Risarcimento da 40 mila euro per ognuno dei 19 ricorrenti
«La IV sezione del Tribunale di Napoli si è pronunciata in merito al giudizio iniziato nel 2018 sulla tutela dei diritti fondamentali dei cittadini residenti in Piazza San Domenico Maggiore, in particolare rispetto all’inquinamento acustico, alla salvaguardia della salute, della casa e della privacy. La decisione si allinea con quella emessa lo scorso 20 gennaio dalla X Sezione dello stesso Tribunale, nonché con l’ordinanza del 28 gennaio della IV Sezione, relativa a Vico Quercia (successivamente inspiegabilmente annullata in sede di reclamo), e con l’ormai consolidato orientamento di numerosi Tribunali e Corti d’Appello del Nord Italia, ribadito più volte anche dalla Corte di Cassazione».
Lo rende noto Gennaro Esposito, presidente del comitato Vivibilità cittadina.
«Con questa nuova sentenza – aggiunge – il Comune di Napoli è stato condannato al risarcimento di 40.000 euro per ciascuno dei 19 cittadini ricorrenti, oltre all’obbligo di attuare misure concrete per la tutela della salute, dell’abitazione e dell’ambiente. Si tratta di una pronuncia che assume particolare rilievo in una città dove le istituzioni, troppo spesso assenti nella gestione del territorio, hanno alimentato un’errata interpretazione del concetto di libertà e del cosiddetto “diritto al divertimento”, talvolta tradotti in veri e propri soprusi».
Secondo il comitato «le numerose decisioni giurisprudenziali italiane affermano chiaramente che le amministrazioni locali sono tenute, in primo luogo, a garantire i diritti fondamentali delle persone – in particolare vita, salute e abitazione – e a gestire il territorio nel rispetto delle norme.

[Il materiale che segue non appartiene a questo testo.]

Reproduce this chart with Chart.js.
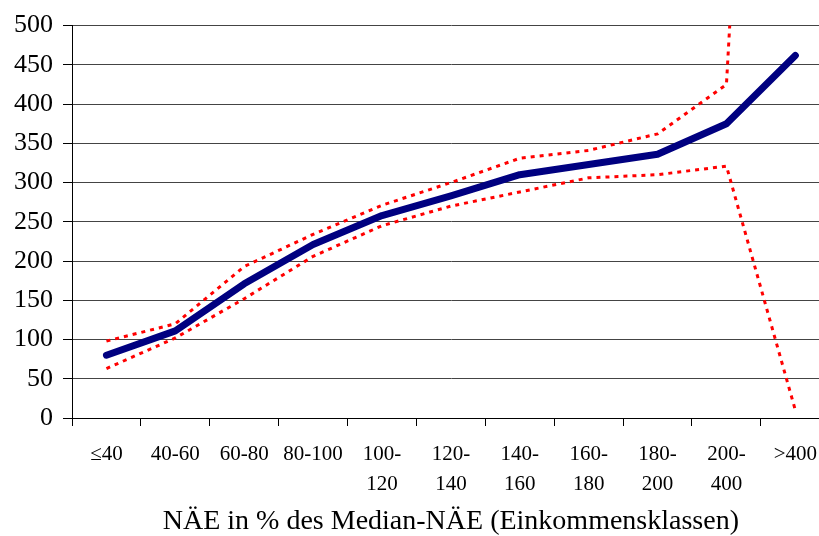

La legge, contrariamente a quanto talvolta si lascia intendere, già prevede poteri concreti di programmazione e controllo per i Comuni: lo stabiliscono il Testo Unico degli Enti Locali, il Codice dell’Ambiente, la legge sull’inquinamento acustico e altre norme, che attribuiscono anche poteri straordinari di ordinanza ai Sindaci, soprattutto nei casi in cui siano in gioco diritti essenziali».
«Dedichiamo questa pronuncia alla memoria di Piero Calamandrei, partigiano, padre costituente e avvocato civilista, che ebbe l’onere e l’onore di difendere i diritti fondamentali dell’uomo, riconosciuti dalla nostra Costituzione, che contribuì a scrivere, come incomprimibili, inalienabili e imprescrittibili. Storica rimane la sua arringa del 1956, a dieci anni dalla entrata in vigore della Costituzione, in difesa di Danilo Dolci, densa di richiami alla dignità della persona e al valore dei diritti umani come affermati nel caso di specie. La Città non è un bene di consumo», conclude Esposito.